Are there any documents that consolidate what the current compilers definitely support in Modern Fortran ? Because there are so many “can do’s” in Modern Fortran… We should not leave it for people to figure them out after going through a long journey into their project or at least conceptualization of the project. It would be nice if they know what the compilers support before conceptualization of the project. Even for “OO” we have to have some benchmarks…

1 Like

I have not checked the conversation yet, but I would be surprised if it was that bad. I know that some uses of OO-features can cause a performance drop in combination with a particular compiler, but I never heard of such an impact. Performance measurements are always tricky and a bad/clumsy/careless implementation can cause bad results. For instance: iterating over an array is fast, but not OO, so an OO approach might use instead a linked-list and iterate over the elements of the list. That will definitely cause a slow-down.

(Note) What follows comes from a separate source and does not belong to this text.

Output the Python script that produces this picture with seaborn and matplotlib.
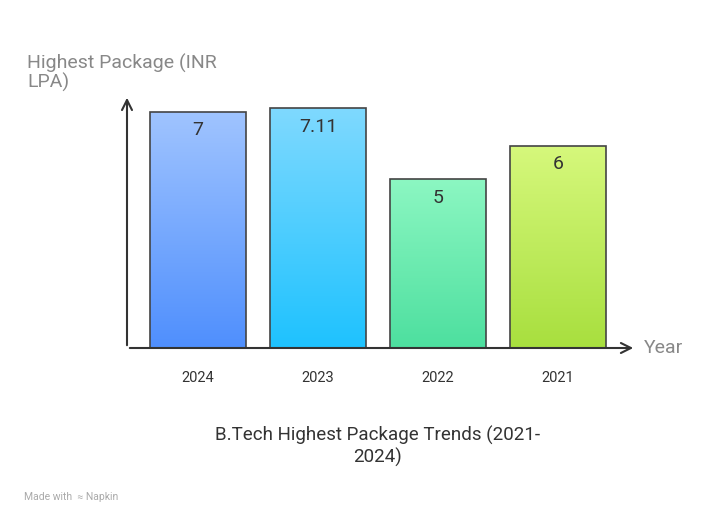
import numpy as np
import pandas as pd
import matplotlib
matplotlib.use("Agg")
import matplotlib.pyplot as plt
import seaborn as sns
from matplotlib.colors import LinearSegmentedColormap

years = ["2024", "2023", "2022", "2021"]
packages = [7, 7.11, 5, 6]
labels = ["7", "7.11", "5", "6"]
tops = ["#a0c4ff", "#7fd9ff", "#8cf7c2", "#d6f87c"]
bottoms = ["#4f8ffd", "#1ec2fe", "#4ddf9f", "#a8df3e"]

sns.set_theme(style="white")
plt.rcParams['font.family'] = ['Roboto', 'DejaVu Sans']

df = pd.DataFrame({"year": years, "pkg": packages})

fig = plt.figure(figsize=(7.14, 5.26), dpi=100)
ax = fig.add_axes([127 / 714, 178 / 526, 503 / 714, 248 / 526])
sns.barplot(data=df, x="year", y="pkg", ax=ax, width=0.8, color="white",
            edgecolor="#444444", linewidth=1.2, zorder=3)
ax.set_xlim(-0.592, 3.6)
ax.set_ylim(0, 7.35)

for i, p in enumerate(ax.patches):
    x0, y0 = p.get_x(), p.get_y()
    w, h = p.get_width(), p.get_height()
    cmap = LinearSegmentedColormap.from_list("g", [bottoms[i], tops[i]])
    grad = np.linspace(0, 1, 256).reshape(-1, 1)
    im = ax.imshow(grad, cmap=cmap, origin="lower", aspect="auto",
                   extent=[x0, x0 + w, y0, y0 + h], zorder=2)
    im.set_clip_path(p)
    p.set_facecolor("none")
    ax.text(x0 + w / 2, h - 0.55, labels[i], ha="center", va="center",
            fontsize=14, color="#333333", zorder=4)

for s in ax.spines.values():
    s.set_visible(False)
ax.set_xticks([])
ax.set_yticks([])
ax.set_xlabel("")
ax.set_ylabel("")

# axis arrows
ax.annotate("", xy=(3.65, 0), xytext=(-0.592, 0), xycoords="data",
            arrowprops=dict(arrowstyle="->", color="#333333", lw=1.5,
                            mutation_scale=18), annotation_clip=False)
ax.annotate("", xy=(-0.592, 7.5), xytext=(-0.592, 0), xycoords="data",
            arrowprops=dict(arrowstyle="->", color="#333333", lw=1.5,
                            mutation_scale=18), annotation_clip=False)

for i, y in enumerate(years):
    ax.text(i, -0.89, y, ha="center", va="center", fontsize=10.5, color="#333333")

fig.text(644 / 714, 1 - 348 / 526, "Year", ha="left", va="center",
         fontsize=14, color="#888888")
fig.text(27 / 714, 1 - 73 / 526, "Highest Package (INR\nLPA)", ha="left",
         va="center", fontsize=14, color="#888888", linespacing=1.0)
fig.text(378 / 714, 1 - 446 / 526, "B.Tech Highest Package Trends (2021-\n2024)",
         ha="center", va="center", fontsize=13.5, color="#333333", linespacing=1.2)
fig.text(24 / 714, 1 - 497 / 526, "Made with  \u2248 Napkin", ha="left", va="center",
         fontsize=7.5, color="#aaaaaa")

fig.savefig("out.png", dpi=100)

Nevertheless, this is an intriguing point and I think we should have some benchmarks, like you suggest. They should be carefully constructed,

Hi Ashok,

I have seen such performance tests before in the course “Programming with Fortran” offered at the Leibniz-Rechenzentrum. Specifically you can check the sections “Further performance aspects and use of Parameterized derived types” in the course slides.

The problem typically boils down to the issue of using an array of structures (AoS) or a structure of arrays (SoA). Imagine you are doing a particle simulation. Each particle can be represented as an instance of the derived type:

type :: body
  character(len =4) :: units
  real :: mass
  real :: pos(3), vel(3)
end type body

In your main code you will then allocate an array of bodies:

type(body), allocatable :: traj(:)
allocate(traj(ntraj))

Alternatively, you can fold the array properties into the derived type:

type :: body_p( k, ntraj)
  integer, kind :: k = kind(1.0)
  integer, len ::   ntraj = 1
  character(len=4) :: units
  real(kind=k) :: mass(ntraj)
  real(kind=k) :: pos(ntraj,3),   vel (ntraj,3)
end type body_p

In the main code you would use this structure of arrays as follows:

type( body_p(ntraj=:) ), allocatable ::  dyn_traj
allocate(body_p(ntraj=20) :: dyn_trag)

What is not immediately obvious is the two objects differ in their memory alignment as illustrated by the image below:

Depending what you are doing with the particles, the size of your array, compiler, etc. - the contiguous memory layout in the SoA format can potentially lead to improved vectorization, resulting in faster executables.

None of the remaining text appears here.